A reason I don't much like the kind of linguistic prescriptivism based in armchair-linguistic musings of people into a sort of logician/engineering/whatever mindset is basically to do with how language and our minds and our social situations have evolved.
Basically, what happens when you let evolution run on some system that can be designed evolutionarily, it will often take into account features of the underlying systems that the human designer is not aware of.
Secondarily, language as a system is sort of distributed. No one knows every word of their language (with some trivial exceptions, but these are 'degenerate' cases, especially languages on the brink of extinction), no one knows every construction, etc. Constructions spread when people pick up that they are constructions, which means that for a construction to gain ground, there must be something that gives away that it is a construction in the first place, it needs to fill a purpose, it needs to be easy enough to apply by analogy, etc.

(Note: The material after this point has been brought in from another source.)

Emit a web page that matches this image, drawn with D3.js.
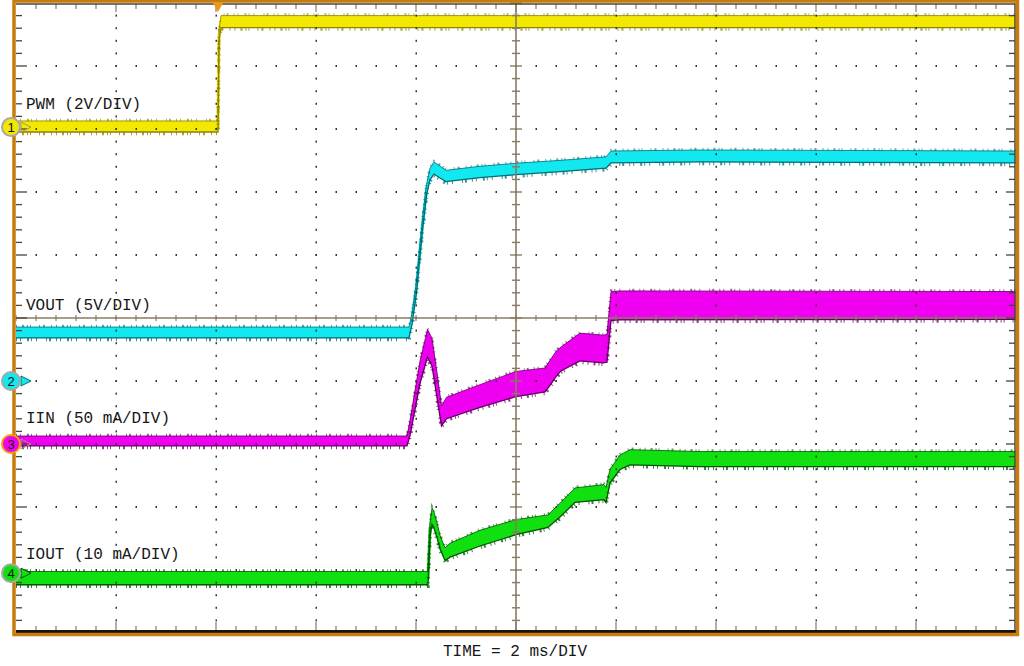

So, we have a system where there's a lot of evolutionary algorithms going on all over the place, and the best thing is - the protocol by which these innovations spreads is itself affected by these changes. We're having evolutionary algorithms within evolutionary algorithms. This, in turn, in a really distributed system, which also has interfaces with other similar systems (== other languages, by means of bilingual speakers or anyone in a language contact situation!) ...
The number of fields one should understand to grasp why languages are like they are probably exceeds what anyone can learn in a lifetime. Probably, any number of the weirder things in language - quirky case, irregular forms, discongruence (e.g. the Semitic system where numbers over four or somesuch are marked for the opposite gender of the nouns they govern), congruence, differential object marking, aspect marked on the object instead of on the verb (making aspect unmarkable on intransitives and quirky case verbs) are results of optimizations that have made sense for the distributed memetic(ish) algorithm that designs language all the time. The reanalyzis of how to use the non-nominative pronouns in English probably also fit in with this - in lack of other supporting structures, lots of minds have converged on using them in a way that marks some kind of distinction that is more relevant for them to mark than whatever was marked earlier, hence expressions like "my brother and me went to town yesterday".
For a human to optimize this is doomed to failure. He's unlikely to have an idea of the uses of most of the stuff in the language, and will cut out stuff that it is based on, and add in parts that seem logical or easily processable, but haven't gone through centuries of optimization.
I'm also considering calling 'evolution' an intelligent process, since it solves problems.
I guess this kind of subverts the Intelligent Design people's position. At least I hope so.